PROVIDED DATA:

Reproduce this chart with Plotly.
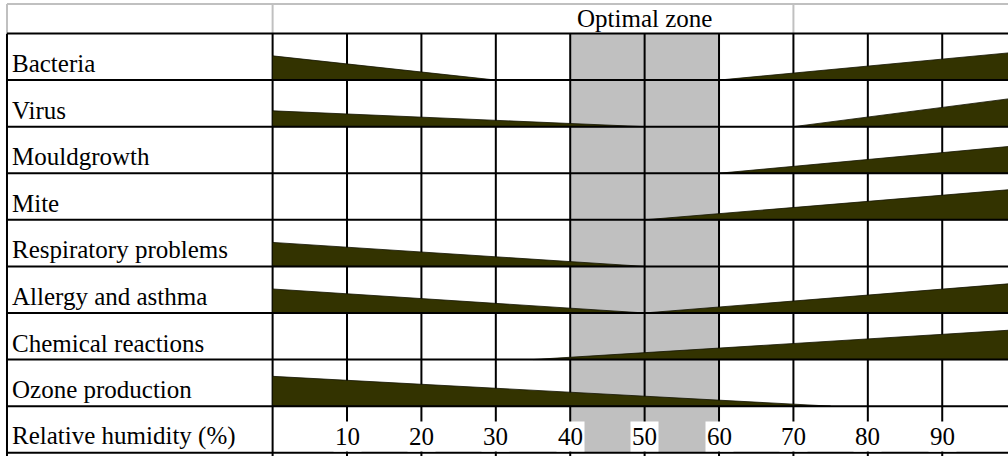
import plotly.graph_objects as go

# ---------------- data ----------------
rows = ["Bacteria", "Virus", "Mouldgrowth", "Mite", "Respiratory problems",
        "Allergy and asthma", "Chemical reactions", "Ozone production"]
axis_row_label = "Relative humidity (%)"
header_text = "Optimal zone"
optimal_zone = [40, 60]
tick_values = [10, 20, 30, 40, 50, 60, 70, 80, 90]

wedge_row = ["Bacteria", "Bacteria", "Virus", "Virus", "Mouldgrowth", "Mite",
             "Respiratory problems", "Allergy and asthma", "Allergy and asthma",
             "Chemical reactions", "Ozone production"]
wedge_from = [0, 60, 0, 70, 60, 50, 0, 0, 50, 35, 0]
wedge_to = [30, 100, 50, 100, 100, 100, 50, 50, 100, 100, 75]
level_from = [0.52, 0.0, 0.34, 0.0, 0.0, 0.0, 0.515, 0.515, 0.0, 0.0, 0.64]
level_to = [0.0, 0.60, 0.0, 0.62, 0.59, 0.66, 0.0, 0.0, 0.64, 0.64, 0.0]

# ---------------- layout constants ----------------
W, H = 1008, 456
X_RANGE = [-36.64, 98.84]
Y_RANGE = [9.0704, -0.7192]      # reversed: row i occupies [i, i+1]
LEFT_BORDER = -35.70
HEADER_TOP = -0.6333
HEADER_SPLIT = 70
WEDGE_COLOR = "#333300"
ZONE_COLOR = "#C0C0C0"
GRID_GREY = "#C0C0C0"
FONT = "Liberation Serif, Times New Roman, serif"
FS = 25

n_rows = len(rows) + 1  # plus the humidity row
fig = go.Figure()

# wedges
for r, x0, x1, l0, l1 in zip(wedge_row, wedge_from, wedge_to, level_from, level_to):
    base = rows.index(r) + 1
    fig.add_trace(go.Scatter(
        x=[x0, x1, x1, x0, x0],
        y=[base - l0, base - l1, base, base, base - l0],
        mode="lines", fill="toself", fillcolor=WEDGE_COLOR,
        line=dict(color="#111100", width=0.8),
        hoverinfo="skip", showlegend=False))

shapes = []
# optimal zone
shapes.append(dict(type="rect", xref="x", yref="y", x0=optimal_zone[0], x1=optimal_zone[1],
                   y0=0, y1=n_rows, fillcolor=ZONE_COLOR, line=dict(width=0), layer="below"))
# vertical black lines (including x=0 boundary and left border)
for v in [LEFT_BORDER, 0] + tick_values:
    shapes.append(dict(type="line", xref="x", yref="y", x0=v, x1=v, y0=0, y1=Y_RANGE[0] + 1,
                       line=dict(color="black", width=2), layer="below"))
# header grey lines
shapes.append(dict(type="line", xref="x", yref="y", x0=LEFT_BORDER, x1=X_RANGE[1] + 5,
                   y0=HEADER_TOP, y1=HEADER_TOP, line=dict(color=GRID_GREY, width=2), layer="below"))
for v in [LEFT_BORDER, 0, HEADER_SPLIT]:
    shapes.append(dict(type="line", xref="x", yref="y", x0=v, x1=v, y0=HEADER_TOP, y1=0,
                       line=dict(color=GRID_GREY, width=2), layer="below"))
# horizontal black lines
for k in range(n_rows + 1):
    shapes.append(dict(type="line", xref="x", yref="y", x0=LEFT_BORDER, x1=X_RANGE[1] + 5,
                       y0=k, y1=k, line=dict(color="black", width=2), layer="above"))

annotations = []
for i, name in enumerate(rows + [axis_row_label]):
    annotations.append(dict(x=LEFT_BORDER, y=i + 1, xref="x", yref="y", text=name,
                            xanchor="left", yanchor="bottom", showarrow=False,
                            xshift=3, yshift=1, font=dict(family=FONT, size=FS, color="black")))
for t in tick_values:
    annotations.append(dict(x=t, y=n_rows, xref="x", yref="y", text=str(t),
                            xanchor="center", yanchor="bottom", showarrow=False,
                            bgcolor="white", borderpad=1, yshift=1,
                            font=dict(family=FONT, size=FS, color="black")))
annotations.append(dict(x=(optimal_zone[0] + optimal_zone[1]) / 2, y=0, xref="x", yref="y",
                        text=header_text, xanchor="center", yanchor="bottom", showarrow=False,
                        yshift=-1, font=dict(family=FONT, size=FS, color="black")))

fig.update_layout(
    width=W, height=H, autosize=False,
    margin=dict(l=0, r=0, t=0, b=0, pad=0),
    paper_bgcolor="white", plot_bgcolor="white",
    xaxis=dict(range=X_RANGE, visible=False, fixedrange=True),
    yaxis=dict(range=Y_RANGE, visible=False, fixedrange=True),
    shapes=shapes, annotations=annotations, showlegend=False)

fig.write_html("out.html", config={"displayModeBar": False},
               post_script="document.body.style.margin='0';document.body.style.overflow='hidden';")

WORK INSTRUCTIONS: Output the material word for word, omitting its pictures.

EXPECTED ANSWER:
Reproduce this chart with Plotly.
import plotly.graph_objects as go

# ---------------- data ----------------
rows = ["Bacteria", "Virus", "Mouldgrowth", "Mite", "Respiratory problems",
        "Allergy and asthma", "Chemical reactions", "Ozone production"]
axis_row_label = "Relative humidity (%)"
header_text = "Optimal zone"
optimal_zone = [40, 60]
tick_values = [10, 20, 30, 40, 50, 60, 70, 80, 90]

wedge_row = ["Bacteria", "Bacteria", "Virus", "Virus", "Mouldgrowth", "Mite",
             "Respiratory problems", "Allergy and asthma", "Allergy and asthma",
             "Chemical reactions", "Ozone production"]
wedge_from = [0, 60, 0, 70, 60, 50, 0, 0, 50, 35, 0]
wedge_to = [30, 100, 50, 100, 100, 100, 50, 50, 100, 100, 75]
level_from = [0.52, 0.0, 0.34, 0.0, 0.0, 0.0, 0.515, 0.515, 0.0, 0.0, 0.64]
level_to = [0.0, 0.60, 0.0, 0.62, 0.59, 0.66, 0.0, 0.0, 0.64, 0.64, 0.0]

# ---------------- layout constants ----------------
W, H = 1008, 456
X_RANGE = [-36.64, 98.84]
Y_RANGE = [9.0704, -0.7192]      # reversed: row i occupies [i, i+1]
LEFT_BORDER = -35.70
HEADER_TOP = -0.6333
HEADER_SPLIT = 70
WEDGE_COLOR = "#333300"
ZONE_COLOR = "#C0C0C0"
GRID_GREY = "#C0C0C0"
FONT = "Liberation Serif, Times New Roman, serif"
FS = 25

n_rows = len(rows) + 1  # plus the humidity row
fig = go.Figure()

# wedges
for r, x0, x1, l0, l1 in zip(wedge_row, wedge_from, wedge_to, level_from, level_to):
    base = rows.index(r) + 1
    fig.add_trace(go.Scatter(
        x=[x0, x1, x1, x0, x0],
        y=[base - l0, base - l1, base, base, base - l0],
        mode="lines", fill="toself", fillcolor=WEDGE_COLOR,
        line=dict(color="#111100", width=0.8),
        hoverinfo="skip", showlegend=False))

shapes = []
# optimal zone
shapes.append(dict(type="rect", xref="x", yref="y", x0=optimal_zone[0], x1=optimal_zone[1],
                   y0=0, y1=n_rows, fillcolor=ZONE_COLOR, line=dict(width=0), layer="below"))
# vertical black lines (including x=0 boundary and left border)
for v in [LEFT_BORDER, 0] + tick_values:
    shapes.append(dict(type="line", xref="x", yref="y", x0=v, x1=v, y0=0, y1=Y_RANGE[0] + 1,
                       line=dict(color="black", width=2), layer="below"))
# header grey lines
shapes.append(dict(type="line", xref="x", yref="y", x0=LEFT_BORDER, x1=X_RANGE[1] + 5,
                   y0=HEADER_TOP, y1=HEADER_TOP, line=dict(color=GRID_GREY, width=2), layer="below"))
for v in [LEFT_BORDER, 0, HEADER_SPLIT]:
    shapes.append(dict(type="line", xref="x", yref="y", x0=v, x1=v, y0=HEADER_TOP, y1=0,
                       line=dict(color=GRID_GREY, width=2), layer="below"))
# horizontal black lines
for k in range(n_rows + 1):
    shapes.append(dict(type="line", xref="x", yref="y", x0=LEFT_BORDER, x1=X_RANGE[1] + 5,
                       y0=k, y1=k, line=dict(color="black", width=2), layer="above"))

annotations = []
for i, name in enumerate(rows + [axis_row_label]):
    annotations.append(dict(x=LEFT_BORDER, y=i + 1, xref="x", yref="y", text=name,
                            xanchor="left", yanchor="bottom", showarrow=False,
                            xshift=3, yshift=1, font=dict(family=FONT, size=FS, color="black")))
for t in tick_values:
    annotations.append(dict(x=t, y=n_rows, xref="x", yref="y", text=str(t),
                            xanchor="center", yanchor="bottom", showarrow=False,
                            bgcolor="white", borderpad=1, yshift=1,
                            font=dict(family=FONT, size=FS, color="black")))
annotations.append(dict(x=(optimal_zone[0] + optimal_zone[1]) / 2, y=0, xref="x", yref="y",
                        text=header_text, xanchor="center", yanchor="bottom", showarrow=False,
                        yshift=-1, font=dict(family=FONT, size=FS, color="black")))

fig.update_layout(
    width=W, height=H, autosize=False,
    margin=dict(l=0, r=0, t=0, b=0, pad=0),
    paper_bgcolor="white", plot_bgcolor="white",
    xaxis=dict(range=X_RANGE, visible=False, fixedrange=True),
    yaxis=dict(range=Y_RANGE, visible=False, fixedrange=True),
    shapes=shapes, annotations=annotations, showlegend=False)

fig.write_html("out.html", config={"displayModeBar": False},
               post_script="document.body.style.margin='0';document.body.style.overflow='hidden';")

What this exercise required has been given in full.